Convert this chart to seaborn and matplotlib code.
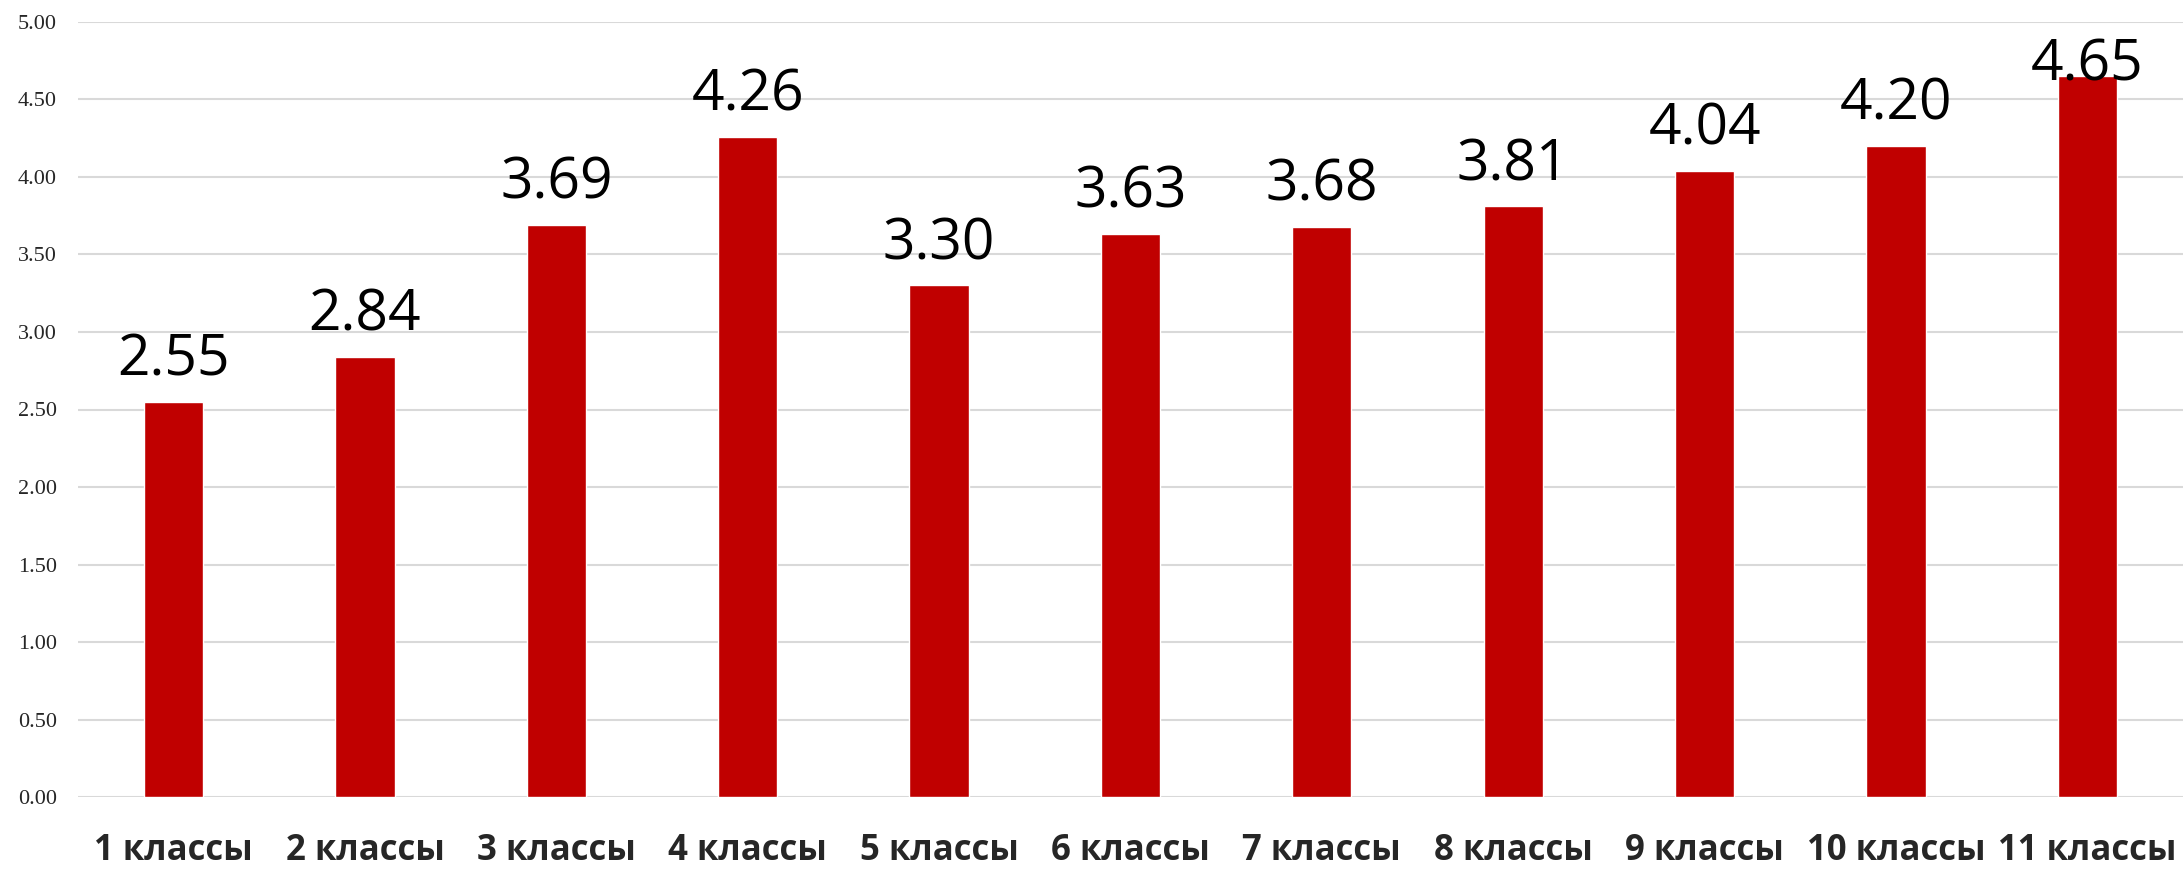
import matplotlib
matplotlib.use("Agg")
import matplotlib.pyplot as plt
import seaborn as sns

# values
classes = ["1 классы", "2 классы", "3 классы", "4 классы", "5 классы", "6 классы",
           "7 классы", "8 классы", "9 классы", "10 классы", "11 классы"]
scores = [2.55, 2.84, 3.69, 4.26, 3.30, 3.63, 3.68, 3.81, 4.04, 4.20, 4.65]
y_ticks = [0.0, 0.5, 1.0, 1.5, 2.0, 2.5, 3.0, 3.5, 4.0, 4.5, 5.0]

sns.set_style("white")

fig = plt.figure(figsize=(21.83, 8.75), dpi=100)
ax = fig.add_axes([0.0357, 0.0891, 0.9643, 0.8858])

sns.barplot(x=classes, y=scores, color="#C00000", saturation=1, width=0.31, ax=ax)

ax.set_ylim(0, 5)
ax.set_xlim(-0.5, len(classes) - 0.5)
ax.set_yticks(y_ticks)
ax.set_yticklabels([f"{t:.2f}" for t in y_ticks], family="Liberation Serif", fontsize=16)
ax.yaxis.grid(True, color="#d9d9d9", linewidth=1.5)
ax.set_axisbelow(True)
ax.tick_params(axis="y", length=0, pad=15)
ax.tick_params(axis="x", length=0, pad=26)
for lab in ax.get_xticklabels():
    lab.set_family("Open Sans")
    lab.set_fontweight("bold")
    lab.set_fontsize(25)
ax.set_xlabel("")
ax.set_ylabel("")
for s in ax.spines.values():
    s.set_visible(False)

# value labels above bars, kept inside the chart like Excel does
for i, v in enumerate(scores):
    ax.text(i, min(v + 0.17, 4.62), f"{v:.2f}", ha="center", va="baseline",
            family="Open Sans", fontsize=41, color="black", clip_on=False)

fig.savefig("out.png", dpi=100)
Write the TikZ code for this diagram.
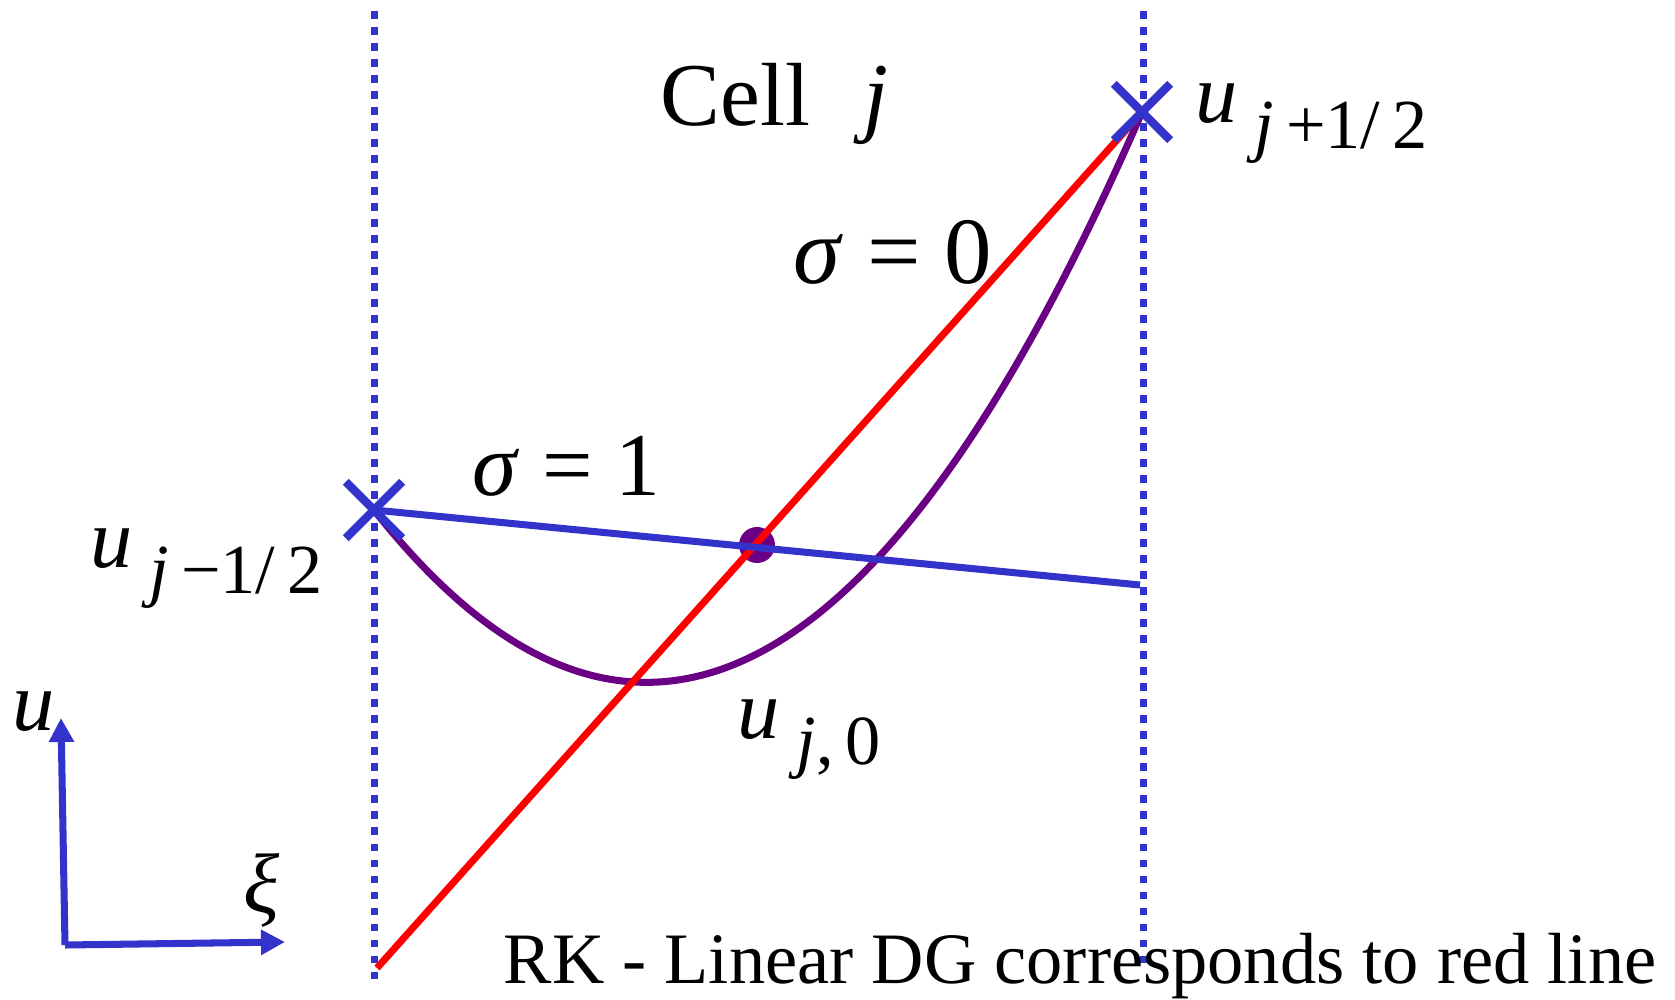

Set exercise
Leave the images out, please, and restate each line word for word.

Result of the exercise
Convert this chart to seaborn and matplotlib code.
import matplotlib
matplotlib.use("Agg")
import matplotlib.pyplot as plt
import seaborn as sns

# values
classes = ["1 классы", "2 классы", "3 классы", "4 классы", "5 классы", "6 классы",
           "7 классы", "8 классы", "9 классы", "10 классы", "11 классы"]
scores = [2.55, 2.84, 3.69, 4.26, 3.30, 3.63, 3.68, 3.81, 4.04, 4.20, 4.65]
y_ticks = [0.0, 0.5, 1.0, 1.5, 2.0, 2.5, 3.0, 3.5, 4.0, 4.5, 5.0]

sns.set_style("white")

fig = plt.figure(figsize=(21.83, 8.75), dpi=100)
ax = fig.add_axes([0.0357, 0.0891, 0.9643, 0.8858])

sns.barplot(x=classes, y=scores, color="#C00000", saturation=1, width=0.31, ax=ax)

ax.set_ylim(0, 5)
ax.set_xlim(-0.5, len(classes) - 0.5)
ax.set_yticks(y_ticks)
ax.set_yticklabels([f"{t:.2f}" for t in y_ticks], family="Liberation Serif", fontsize=16)
ax.yaxis.grid(True, color="#d9d9d9", linewidth=1.5)
ax.set_axisbelow(True)
ax.tick_params(axis="y", length=0, pad=15)
ax.tick_params(axis="x", length=0, pad=26)
for lab in ax.get_xticklabels():
    lab.set_family("Open Sans")
    lab.set_fontweight("bold")
    lab.set_fontsize(25)
ax.set_xlabel("")
ax.set_ylabel("")
for s in ax.spines.values():
    s.set_visible(False)

# value labels above bars, kept inside the chart like Excel does
for i, v in enumerate(scores):
    ax.text(i, min(v + 0.17, 4.62), f"{v:.2f}", ha="center", va="baseline",
            family="Open Sans", fontsize=41, color="black", clip_on=False)

fig.savefig("out.png", dpi=100)
Write the TikZ code for this diagram.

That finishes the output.